Hypoxia induces a time-dependent mobilization of EPCs from the bone marrow. Fold change in EPCs within the circulation of control animals (left) and radiated animals (right) at various time points after the initiation of systemic hypoxia. Data are means ± SE. *Significant difference compared with normoxia (P < 0.05 by one-way ANOVA).

Fig. 6.

Basal effects of BMT. A: CD31⁺ vessel length in the hippocampus of control or BMT animals. B: percentages of myeloid cells in the bone marrow, as determined by flow cytometry. C: percentages of EPCs in the bone marrow of control or BMT mice 2 mo after WBRT or under control conditions. Data are means ± SE.

Fig. 7.

Bone marrow-derived EPCs home to the vasculature in the brain. A and B: representative images from the CA1 region of the hippocampus of radiated mice subjected to 2 wk of normoxia (A) or hypoxia (B).
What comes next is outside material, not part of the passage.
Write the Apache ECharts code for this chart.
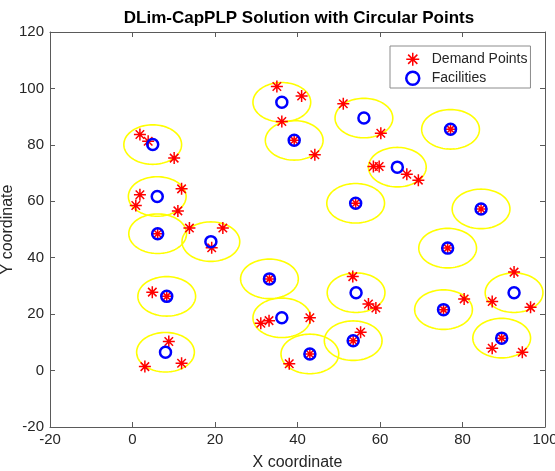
<!DOCTYPE html>
<html>
<head>
<meta charset="utf-8">
<script src="https://cdn.jsdelivr.net/npm/echarts@6/dist/echarts.min.js"></script>
<style>
html,body{margin:0;padding:0;background:#fff;}
#chart{width:555px;height:471px;}
</style>
</head>
<body>
<div id="chart"></div>
<script>
// Facility locations
var facilityX = [4.9, 6.0, 6.1, 19.0, 8.3, 8.0, 36.2, 39.2, 33.2, 36.2, 43.0, 56.1, 54.1, 54.2, 53.5, 64.2, 77.1, 76.4, 75.4, 84.5, 92.5, 89.5];
var facilityY = [80.1, 61.7, 48.5, 45.7, 26.3, 6.5, 95.1, 81.6, 32.5, 18.7, 5.9, 89.5, 59.3, 27.6, 10.6, 72.1, 85.5, 43.4, 21.6, 57.3, 27.6, 11.5];
// Demand point locations
var demandX = [1.8, 3.8, 10.1, 1.8, 0.8, 11.9, 11.0, 6.1, 13.8, 21.9, 19.2, 4.8, 8.3, 8.8, 3.0, 11.9,
               35.0, 41.0, 36.2, 39.2, 44.2, 33.2, 31.1, 33.1, 43.0, 43.0, 38.0,
               51.1, 60.2, 54.1, 53.4, 57.2, 59.0, 53.5, 55.3, 58.4, 59.8, 66.5, 69.3,
               77.1, 76.4, 75.4, 80.4, 84.5, 92.5, 87.2, 96.5, 89.5, 87.2, 94.5];
var demandY = [83.7, 81.3, 75.3, 62.3, 58.5, 64.4, 56.6, 48.5, 50.5, 50.5, 43.5, 27.8, 26.3, 10.3, 1.4, 2.6,
               100.7, 97.3, 88.3, 81.6, 76.5, 32.5, 16.8, 17.7, 18.7, 5.9, 2.4,
               94.6, 84.1, 59.3, 33.3, 23.6, 22.2, 10.6, 13.6, 72.3, 72.3, 69.6, 67.5,
               85.5, 43.4, 21.6, 25.4, 57.3, 34.9, 24.5, 22.4, 11.5, 7.9, 6.5];
var coverRadius = 7;
var xTicks = [-20, 0, 20, 40, 60, 80, 100];
var yTicks = [-20, 0, 20, 40, 60, 80, 100, 120];

var facilities = facilityX.map(function (x, i) { return [x, facilityY[i]]; });
var demands = demandX.map(function (x, i) { return [x, demandY[i]]; });

var asterisk = 'path://M0,-1L0,1M-1,0L1,0M-0.7071,-0.7071L0.7071,0.7071M-0.7071,0.7071L0.7071,-0.7071';
var axisColor = '#5a5a5a';
var textColor = '#262626';
var font = 'Liberation Sans';

var chart = echarts.init(document.getElementById('chart'), null, {renderer: 'canvas'});
var option = {
  animation: false,
  backgroundColor: '#fff',
  title: {
    text: 'DLim-CapPLP Solution with Circular Points',
    left: 294, top: 5, textAlign: 'center',
    textStyle: {fontFamily: font, fontSize: 17, fontWeight: 'bold', color: '#000'}
  },
  grid: {left: 50, right: 10, top: 32, bottom: 44, outerBoundsMode: 'none', containLabel: false},
  legend: {
    orient: 'vertical', left: 390, top: 46,
    padding: [6, 3, 2, 15], itemGap: 4,
    itemWidth: 28, itemHeight: 13,
    borderColor: '#8c8c8c', borderWidth: 1, backgroundColor: '#fff',
    textStyle: {fontFamily: font, fontSize: 14, color: textColor},
    data: [
      {name: 'Demand Points', icon: asterisk, itemStyle: {color: 'transparent', borderColor: '#ff0000', borderWidth: 1.5}},
      {name: 'Facilities', icon: 'circle', itemStyle: {color: 'transparent', borderColor: '#0000ff', borderWidth: 2.5}}
    ]
  },
  xAxis: [{
    type: 'value', min: xTicks[0], max: xTicks[xTicks.length - 1], interval: 20,
    name: 'X coordinate', nameLocation: 'middle', nameGap: 28, nameMoveOverlap: false,
    nameTextStyle: {fontFamily: font, fontSize: 16, color: textColor},
    axisLine: {show: true, onZero: false, lineStyle: {color: axisColor, width: 1}},
    axisTick: {show: true, inside: true, length: 5, lineStyle: {color: axisColor}},
    axisLabel: {fontFamily: font, fontSize: 15, color: textColor, margin: 5},
    splitLine: {show: false}
  }, {
    type: 'value', position: 'top', min: xTicks[0], max: xTicks[xTicks.length - 1], interval: 20,
    axisLine: {show: true, onZero: false, lineStyle: {color: axisColor, width: 1}},
    axisTick: {show: true, inside: true, length: 5, lineStyle: {color: axisColor}},
    axisLabel: {show: false}, splitLine: {show: false}
  }],
  yAxis: [{
    type: 'value', min: yTicks[0], max: yTicks[yTicks.length - 1], interval: 20,
    name: 'Y coordinate', nameLocation: 'middle', nameGap: 34, nameRotate: 90, nameMoveOverlap: false,
    nameTextStyle: {fontFamily: font, fontSize: 16, color: textColor},
    axisLine: {show: true, onZero: false, lineStyle: {color: axisColor, width: 1}},
    axisTick: {show: true, inside: true, length: 5, lineStyle: {color: axisColor}},
    axisLabel: {fontFamily: font, fontSize: 15, color: textColor, margin: 6},
    splitLine: {show: false}
  }, {
    type: 'value', position: 'right', min: yTicks[0], max: yTicks[yTicks.length - 1], interval: 20,
    axisLine: {show: true, onZero: false, lineStyle: {color: axisColor, width: 1}},
    axisTick: {show: true, inside: true, length: 5, lineStyle: {color: axisColor}},
    axisLabel: {show: false}, splitLine: {show: false}
  }],
  series: [{
    name: 'Coverage',
    type: 'custom',
    xAxisIndex: 0, yAxisIndex: 0,
    z: 1,
    data: facilities,
    renderItem: function (params, api) {
      var cx = api.value(0), cy = api.value(1);
      var pts = [];
      for (var k = 0; k < 96; k++) {
        var a = k / 96 * 2 * Math.PI;
        pts.push(api.coord([cx + coverRadius * Math.cos(a), cy + coverRadius * Math.sin(a)]));
      }
      return {type: 'polygon', shape: {points: pts}, style: {fill: 'none', stroke: '#ffff00', lineWidth: 1.6}};
    },
    silent: true
  }, {
    name: 'Demand Points',
    type: 'scatter',
    z: 3,
    data: demands,
    symbol: asterisk,
    symbolSize: 12,
    itemStyle: {color: 'transparent', borderColor: '#ff0000', borderWidth: 1.5, opacity: 1}
  }, {
    name: 'Facilities',
    type: 'scatter',
    z: 4,
    data: facilities,
    symbol: 'circle',
    symbolSize: 11,
    itemStyle: {color: 'transparent', borderColor: '#0000ff', borderWidth: 2.5, opacity: 1}
  }]
};
chart.setOption(option);
</script>
</body>
</html>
Red indicates CD31 staining, green indicates green fluorescent protein (GFP)⁺ bone marrow-derived cells (BMDCs), and blue indicates 4′,6-diamidino-2-phenylindole (DAPI) staining. C and D: Representative images from the CA1 region of the hippocampus when the head of BMT animals was shielded (C) or not shielded (D) during bone marrow treatment. Red indicates ionized Ca²⁺-binding adapter molecule 1 (Iba1) staining, green indicates GFP⁺ BMDCs, and blue indicates DAPI staining. E: GFP⁺ vessel length in the hippocampus of BMT animals 2 mo after control/WBRT and subsequent normoxia/hypoxia. Data are means ± SE. F: CD31⁺ vessel length in the hippocampus of control or BMT animals 2 mo after control/WBRT and subsequent normoxia/hypoxia. Data are means ± SE. *Significant difference between control and radiation; #significant difference between normoxia and hypoxia (P < 0.05).